» **Work to be completed**
Copy nothing but the text: reproduce each line of the listing exactly and leave the pictures out.

» **Dataset excerpt**

* * *

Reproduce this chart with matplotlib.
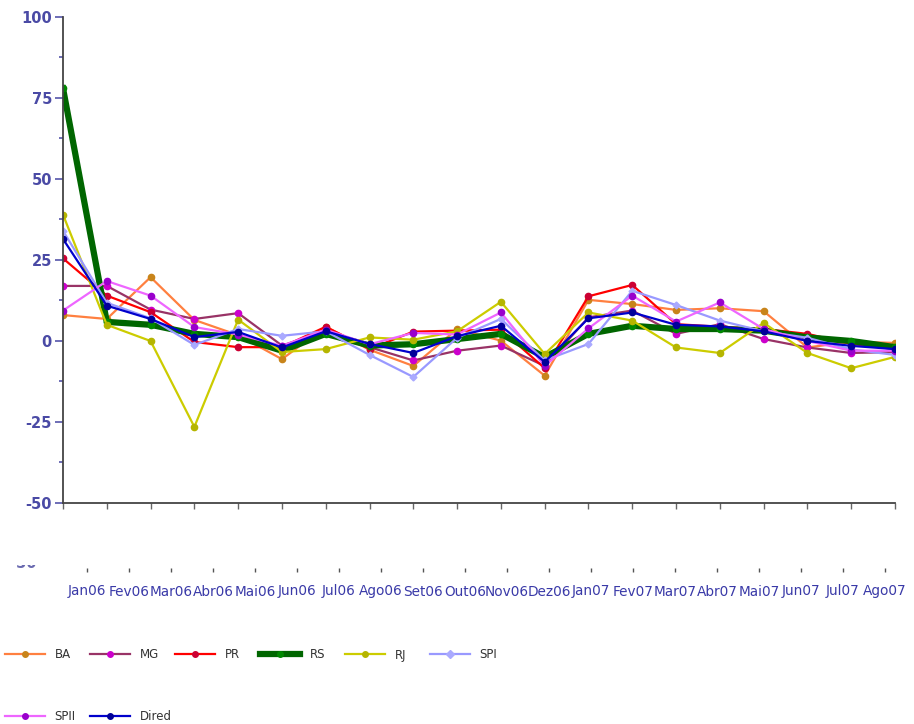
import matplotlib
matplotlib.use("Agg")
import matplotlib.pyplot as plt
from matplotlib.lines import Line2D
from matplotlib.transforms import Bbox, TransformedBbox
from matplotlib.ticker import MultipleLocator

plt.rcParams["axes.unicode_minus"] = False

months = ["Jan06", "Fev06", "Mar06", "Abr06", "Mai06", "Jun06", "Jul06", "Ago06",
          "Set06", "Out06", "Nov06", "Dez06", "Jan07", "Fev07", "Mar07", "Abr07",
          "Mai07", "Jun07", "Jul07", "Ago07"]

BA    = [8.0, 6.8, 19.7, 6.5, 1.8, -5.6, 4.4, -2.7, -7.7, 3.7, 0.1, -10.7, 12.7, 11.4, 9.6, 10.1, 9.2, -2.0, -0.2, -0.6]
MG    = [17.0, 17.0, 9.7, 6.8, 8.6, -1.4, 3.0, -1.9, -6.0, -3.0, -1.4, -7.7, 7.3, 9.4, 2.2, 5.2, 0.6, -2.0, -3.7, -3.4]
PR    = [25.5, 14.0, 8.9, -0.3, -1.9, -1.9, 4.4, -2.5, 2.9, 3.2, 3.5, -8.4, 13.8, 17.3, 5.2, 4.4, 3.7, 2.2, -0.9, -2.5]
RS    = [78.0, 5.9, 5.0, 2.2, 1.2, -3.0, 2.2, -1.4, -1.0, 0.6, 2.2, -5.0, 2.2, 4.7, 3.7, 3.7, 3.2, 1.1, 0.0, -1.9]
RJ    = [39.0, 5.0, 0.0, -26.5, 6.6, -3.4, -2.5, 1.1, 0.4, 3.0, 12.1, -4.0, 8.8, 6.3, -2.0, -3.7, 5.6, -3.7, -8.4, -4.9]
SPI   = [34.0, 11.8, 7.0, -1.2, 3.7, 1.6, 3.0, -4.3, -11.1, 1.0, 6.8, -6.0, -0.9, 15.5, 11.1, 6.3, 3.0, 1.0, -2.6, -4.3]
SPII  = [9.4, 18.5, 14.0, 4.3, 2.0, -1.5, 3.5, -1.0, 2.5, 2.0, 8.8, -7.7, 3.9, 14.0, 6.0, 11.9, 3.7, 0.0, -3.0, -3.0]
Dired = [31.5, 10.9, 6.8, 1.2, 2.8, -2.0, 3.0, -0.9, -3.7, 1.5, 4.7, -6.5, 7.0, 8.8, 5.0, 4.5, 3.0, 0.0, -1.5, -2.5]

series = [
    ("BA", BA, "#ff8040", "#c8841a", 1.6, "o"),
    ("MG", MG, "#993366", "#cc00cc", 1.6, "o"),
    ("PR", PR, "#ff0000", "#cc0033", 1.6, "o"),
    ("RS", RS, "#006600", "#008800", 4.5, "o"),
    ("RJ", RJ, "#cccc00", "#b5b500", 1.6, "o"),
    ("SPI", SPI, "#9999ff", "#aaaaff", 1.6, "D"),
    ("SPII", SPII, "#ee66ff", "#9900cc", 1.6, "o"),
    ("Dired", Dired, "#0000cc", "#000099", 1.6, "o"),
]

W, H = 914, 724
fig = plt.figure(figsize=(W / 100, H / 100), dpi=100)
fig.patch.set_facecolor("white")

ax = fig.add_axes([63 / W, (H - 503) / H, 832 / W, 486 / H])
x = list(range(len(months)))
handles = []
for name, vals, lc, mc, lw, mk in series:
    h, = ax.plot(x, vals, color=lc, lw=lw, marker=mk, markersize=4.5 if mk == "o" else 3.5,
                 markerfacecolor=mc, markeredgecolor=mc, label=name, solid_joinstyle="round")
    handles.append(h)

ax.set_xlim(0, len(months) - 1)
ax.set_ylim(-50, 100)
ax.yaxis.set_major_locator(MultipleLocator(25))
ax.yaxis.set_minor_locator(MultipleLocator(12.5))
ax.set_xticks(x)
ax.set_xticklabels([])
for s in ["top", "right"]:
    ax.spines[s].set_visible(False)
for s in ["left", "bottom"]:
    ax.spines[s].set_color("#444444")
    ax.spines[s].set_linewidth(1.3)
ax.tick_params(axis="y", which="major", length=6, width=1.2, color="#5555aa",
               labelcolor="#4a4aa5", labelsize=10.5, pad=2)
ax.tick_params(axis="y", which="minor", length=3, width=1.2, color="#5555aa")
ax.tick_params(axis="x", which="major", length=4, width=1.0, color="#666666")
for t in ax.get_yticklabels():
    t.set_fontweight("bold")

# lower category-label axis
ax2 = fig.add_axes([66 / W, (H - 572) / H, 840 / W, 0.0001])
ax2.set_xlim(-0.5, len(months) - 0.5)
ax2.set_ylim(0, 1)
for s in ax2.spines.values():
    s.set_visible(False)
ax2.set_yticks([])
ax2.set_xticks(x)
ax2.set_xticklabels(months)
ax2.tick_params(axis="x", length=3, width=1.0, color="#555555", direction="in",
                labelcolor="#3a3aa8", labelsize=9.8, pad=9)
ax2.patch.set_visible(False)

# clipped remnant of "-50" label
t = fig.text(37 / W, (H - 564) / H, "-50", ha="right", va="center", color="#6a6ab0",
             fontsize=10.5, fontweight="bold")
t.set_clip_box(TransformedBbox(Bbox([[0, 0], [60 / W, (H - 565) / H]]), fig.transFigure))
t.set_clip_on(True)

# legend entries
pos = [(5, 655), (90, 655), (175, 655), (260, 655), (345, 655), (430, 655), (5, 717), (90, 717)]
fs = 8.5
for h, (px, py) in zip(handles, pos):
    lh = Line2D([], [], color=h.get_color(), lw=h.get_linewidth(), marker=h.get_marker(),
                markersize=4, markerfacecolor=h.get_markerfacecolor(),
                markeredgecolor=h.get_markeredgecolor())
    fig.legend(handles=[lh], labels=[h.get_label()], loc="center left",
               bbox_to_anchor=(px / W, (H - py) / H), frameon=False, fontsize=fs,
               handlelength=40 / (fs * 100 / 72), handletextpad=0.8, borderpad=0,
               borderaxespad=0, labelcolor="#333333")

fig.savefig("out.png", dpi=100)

* * *

» **Task output**
Reproduce this chart with matplotlib.
import matplotlib
matplotlib.use("Agg")
import matplotlib.pyplot as plt
from matplotlib.lines import Line2D
from matplotlib.transforms import Bbox, TransformedBbox
from matplotlib.ticker import MultipleLocator

plt.rcParams["axes.unicode_minus"] = False

months = ["Jan06", "Fev06", "Mar06", "Abr06", "Mai06", "Jun06", "Jul06", "Ago06",
          "Set06", "Out06", "Nov06", "Dez06", "Jan07", "Fev07", "Mar07", "Abr07",
          "Mai07", "Jun07", "Jul07", "Ago07"]

BA    = [8.0, 6.8, 19.7, 6.5, 1.8, -5.6, 4.4, -2.7, -7.7, 3.7, 0.1, -10.7, 12.7, 11.4, 9.6, 10.1, 9.2, -2.0, -0.2, -0.6]
MG    = [17.0, 17.0, 9.7, 6.8, 8.6, -1.4, 3.0, -1.9, -6.0, -3.0, -1.4, -7.7, 7.3, 9.4, 2.2, 5.2, 0.6, -2.0, -3.7, -3.4]
PR    = [25.5, 14.0, 8.9, -0.3, -1.9, -1.9, 4.4, -2.5, 2.9, 3.2, 3.5, -8.4, 13.8, 17.3, 5.2, 4.4, 3.7, 2.2, -0.9, -2.5]
RS    = [78.0, 5.9, 5.0, 2.2, 1.2, -3.0, 2.2, -1.4, -1.0, 0.6, 2.2, -5.0, 2.2, 4.7, 3.7, 3.7, 3.2, 1.1, 0.0, -1.9]
RJ    = [39.0, 5.0, 0.0, -26.5, 6.6, -3.4, -2.5, 1.1, 0.4, 3.0, 12.1, -4.0, 8.8, 6.3, -2.0, -3.7, 5.6, -3.7, -8.4, -4.9]
SPI   = [34.0, 11.8, 7.0, -1.2, 3.7, 1.6, 3.0, -4.3, -11.1, 1.0, 6.8, -6.0, -0.9, 15.5, 11.1, 6.3, 3.0, 1.0, -2.6, -4.3]
SPII  = [9.4, 18.5, 14.0, 4.3, 2.0, -1.5, 3.5, -1.0, 2.5, 2.0, 8.8, -7.7, 3.9, 14.0, 6.0, 11.9, 3.7, 0.0, -3.0, -3.0]
Dired = [31.5, 10.9, 6.8, 1.2, 2.8, -2.0, 3.0, -0.9, -3.7, 1.5, 4.7, -6.5, 7.0, 8.8, 5.0, 4.5, 3.0, 0.0, -1.5, -2.5]

series = [
    ("BA", BA, "#ff8040", "#c8841a", 1.6, "o"),
    ("MG", MG, "#993366", "#cc00cc", 1.6, "o"),
    ("PR", PR, "#ff0000", "#cc0033", 1.6, "o"),
    ("RS", RS, "#006600", "#008800", 4.5, "o"),
    ("RJ", RJ, "#cccc00", "#b5b500", 1.6, "o"),
    ("SPI", SPI, "#9999ff", "#aaaaff", 1.6, "D"),
    ("SPII", SPII, "#ee66ff", "#9900cc", 1.6, "o"),
    ("Dired", Dired, "#0000cc", "#000099", 1.6, "o"),
]

W, H = 914, 724
fig = plt.figure(figsize=(W / 100, H / 100), dpi=100)
fig.patch.set_facecolor("white")

ax = fig.add_axes([63 / W, (H - 503) / H, 832 / W, 486 / H])
x = list(range(len(months)))
handles = []
for name, vals, lc, mc, lw, mk in series:
    h, = ax.plot(x, vals, color=lc, lw=lw, marker=mk, markersize=4.5 if mk == "o" else 3.5,
                 markerfacecolor=mc, markeredgecolor=mc, label=name, solid_joinstyle="round")
    handles.append(h)

ax.set_xlim(0, len(months) - 1)
ax.set_ylim(-50, 100)
ax.yaxis.set_major_locator(MultipleLocator(25))
ax.yaxis.set_minor_locator(MultipleLocator(12.5))
ax.set_xticks(x)
ax.set_xticklabels([])
for s in ["top", "right"]:
    ax.spines[s].set_visible(False)
for s in ["left", "bottom"]:
    ax.spines[s].set_color("#444444")
    ax.spines[s].set_linewidth(1.3)
ax.tick_params(axis="y", which="major", length=6, width=1.2, color="#5555aa",
               labelcolor="#4a4aa5", labelsize=10.5, pad=2)
ax.tick_params(axis="y", which="minor", length=3, width=1.2, color="#5555aa")
ax.tick_params(axis="x", which="major", length=4, width=1.0, color="#666666")
for t in ax.get_yticklabels():
    t.set_fontweight("bold")

# lower category-label axis
ax2 = fig.add_axes([66 / W, (H - 572) / H, 840 / W, 0.0001])
ax2.set_xlim(-0.5, len(months) - 0.5)
ax2.set_ylim(0, 1)
for s in ax2.spines.values():
    s.set_visible(False)
ax2.set_yticks([])
ax2.set_xticks(x)
ax2.set_xticklabels(months)
ax2.tick_params(axis="x", length=3, width=1.0, color="#555555", direction="in",
                labelcolor="#3a3aa8", labelsize=9.8, pad=9)
ax2.patch.set_visible(False)

# clipped remnant of "-50" label
t = fig.text(37 / W, (H - 564) / H, "-50", ha="right", va="center", color="#6a6ab0",
             fontsize=10.5, fontweight="bold")
t.set_clip_box(TransformedBbox(Bbox([[0, 0], [60 / W, (H - 565) / H]]), fig.transFigure))
t.set_clip_on(True)

# legend entries
pos = [(5, 655), (90, 655), (175, 655), (260, 655), (345, 655), (430, 655), (5, 717), (90, 717)]
fs = 8.5
for h, (px, py) in zip(handles, pos):
    lh = Line2D([], [], color=h.get_color(), lw=h.get_linewidth(), marker=h.get_marker(),
                markersize=4, markerfacecolor=h.get_markerfacecolor(),
                markeredgecolor=h.get_markeredgecolor())
    fig.legend(handles=[lh], labels=[h.get_label()], loc="center left",
               bbox_to_anchor=(px / W, (H - py) / H), frameon=False, fontsize=fs,
               handlelength=40 / (fs * 100 / 72), handletextpad=0.8, borderpad=0,
               borderaxespad=0, labelcolor="#333333")

fig.savefig("out.png", dpi=100)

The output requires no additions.